- [SHORT TASK]
Beginning with the first line, set down every line through the one containing "import plotly.graph_objects as go", exactly as it appears, but not the pictures.

- [DATASET ENTRIES]
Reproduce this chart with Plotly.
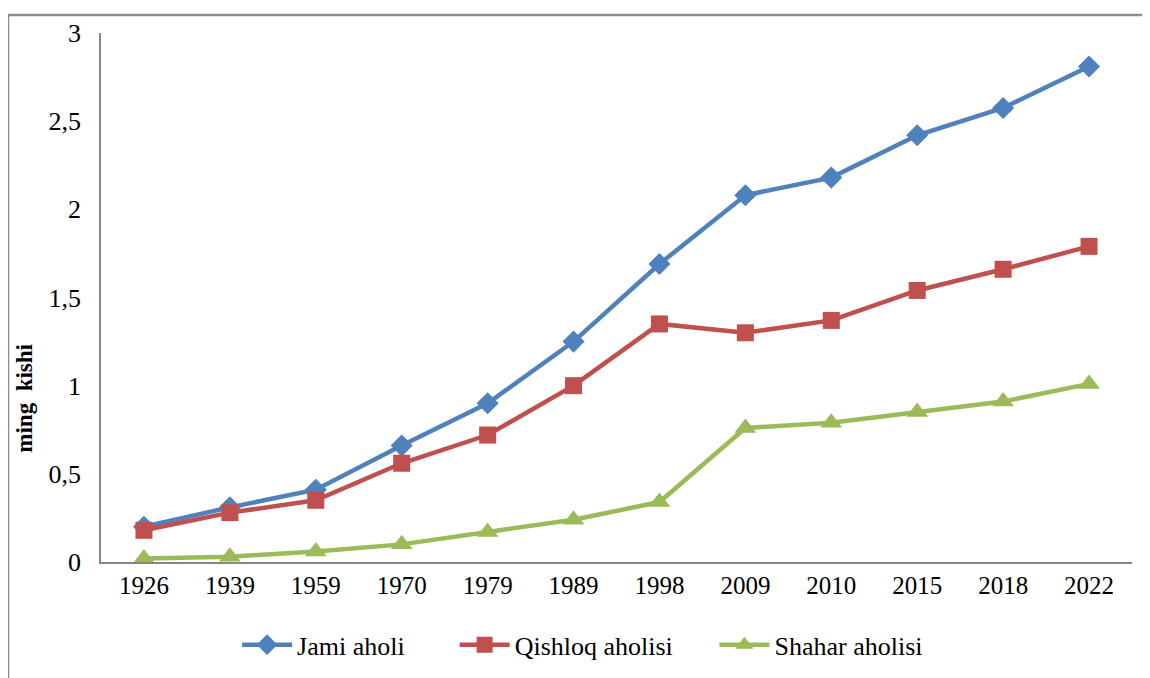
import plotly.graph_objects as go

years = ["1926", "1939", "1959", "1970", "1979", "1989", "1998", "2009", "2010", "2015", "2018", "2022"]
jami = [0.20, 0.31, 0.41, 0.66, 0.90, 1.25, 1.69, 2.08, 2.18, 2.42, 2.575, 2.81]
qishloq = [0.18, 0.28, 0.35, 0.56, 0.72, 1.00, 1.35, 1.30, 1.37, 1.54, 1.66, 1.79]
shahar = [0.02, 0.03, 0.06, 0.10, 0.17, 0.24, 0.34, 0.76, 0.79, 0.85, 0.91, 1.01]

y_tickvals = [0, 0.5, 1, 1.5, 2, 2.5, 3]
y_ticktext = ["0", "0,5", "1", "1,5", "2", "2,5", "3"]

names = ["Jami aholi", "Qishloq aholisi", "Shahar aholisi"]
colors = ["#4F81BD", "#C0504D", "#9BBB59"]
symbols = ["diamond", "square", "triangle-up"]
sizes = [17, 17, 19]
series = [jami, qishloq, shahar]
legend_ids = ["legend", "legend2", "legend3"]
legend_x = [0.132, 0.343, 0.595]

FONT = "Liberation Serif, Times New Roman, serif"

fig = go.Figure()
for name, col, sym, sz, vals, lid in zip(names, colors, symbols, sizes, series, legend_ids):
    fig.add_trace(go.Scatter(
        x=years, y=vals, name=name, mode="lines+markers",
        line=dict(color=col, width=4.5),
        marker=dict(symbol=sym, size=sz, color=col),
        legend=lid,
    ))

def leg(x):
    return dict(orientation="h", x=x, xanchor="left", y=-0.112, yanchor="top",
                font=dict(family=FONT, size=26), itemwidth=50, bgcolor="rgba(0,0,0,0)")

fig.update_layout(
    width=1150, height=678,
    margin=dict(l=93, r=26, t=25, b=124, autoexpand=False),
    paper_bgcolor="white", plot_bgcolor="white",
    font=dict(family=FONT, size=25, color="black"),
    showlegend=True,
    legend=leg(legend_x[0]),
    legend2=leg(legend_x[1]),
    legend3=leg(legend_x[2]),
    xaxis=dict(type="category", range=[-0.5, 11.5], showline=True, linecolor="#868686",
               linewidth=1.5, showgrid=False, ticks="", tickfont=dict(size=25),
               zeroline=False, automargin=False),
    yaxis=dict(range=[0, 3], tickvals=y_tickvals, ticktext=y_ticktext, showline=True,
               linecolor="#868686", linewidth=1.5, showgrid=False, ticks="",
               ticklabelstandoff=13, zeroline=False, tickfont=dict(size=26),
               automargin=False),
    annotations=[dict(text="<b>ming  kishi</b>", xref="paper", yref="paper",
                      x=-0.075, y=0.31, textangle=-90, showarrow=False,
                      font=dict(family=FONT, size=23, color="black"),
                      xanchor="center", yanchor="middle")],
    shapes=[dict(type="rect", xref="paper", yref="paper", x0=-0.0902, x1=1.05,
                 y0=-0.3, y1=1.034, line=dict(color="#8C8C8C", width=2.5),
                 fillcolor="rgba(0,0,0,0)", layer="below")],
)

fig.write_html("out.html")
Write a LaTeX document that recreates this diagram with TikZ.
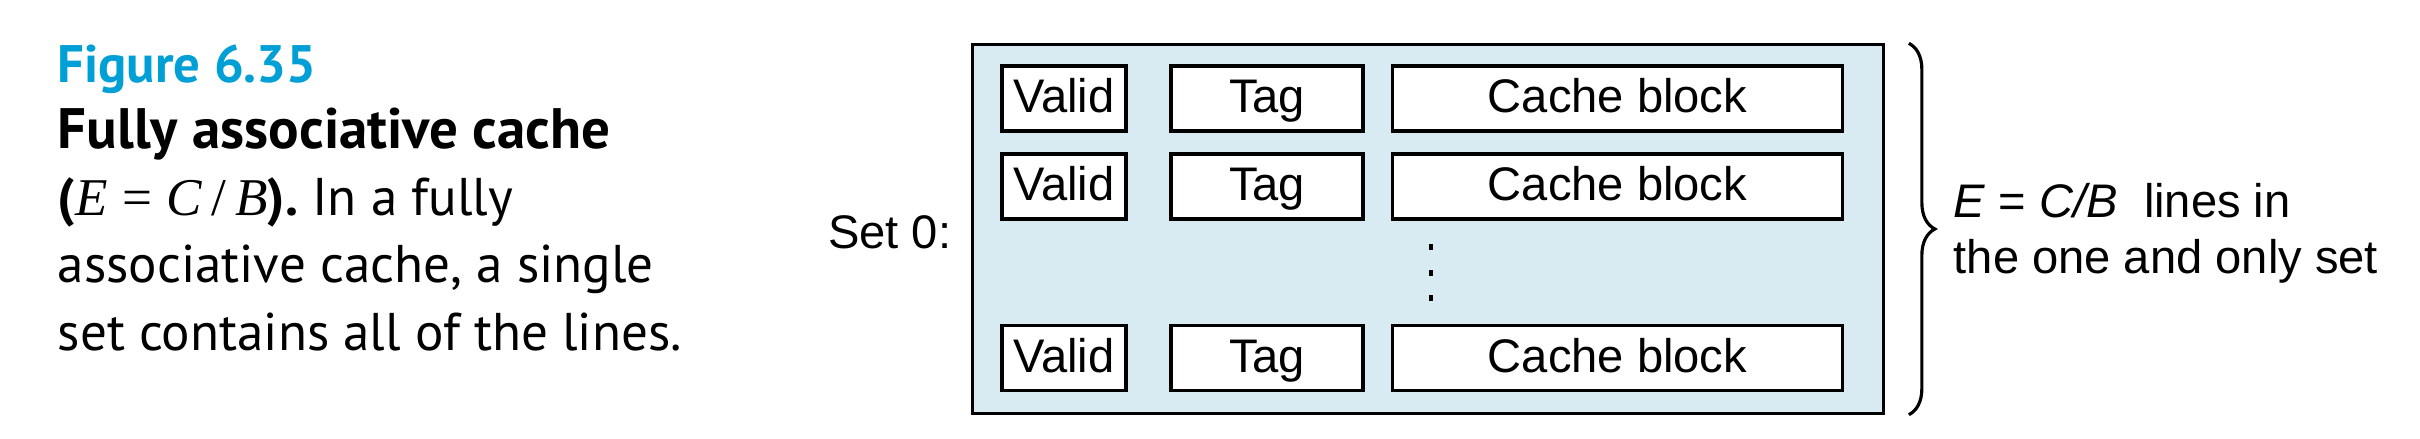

- [COMPLETED TASK]
Reproduce this chart with Plotly.
import plotly.graph_objects as go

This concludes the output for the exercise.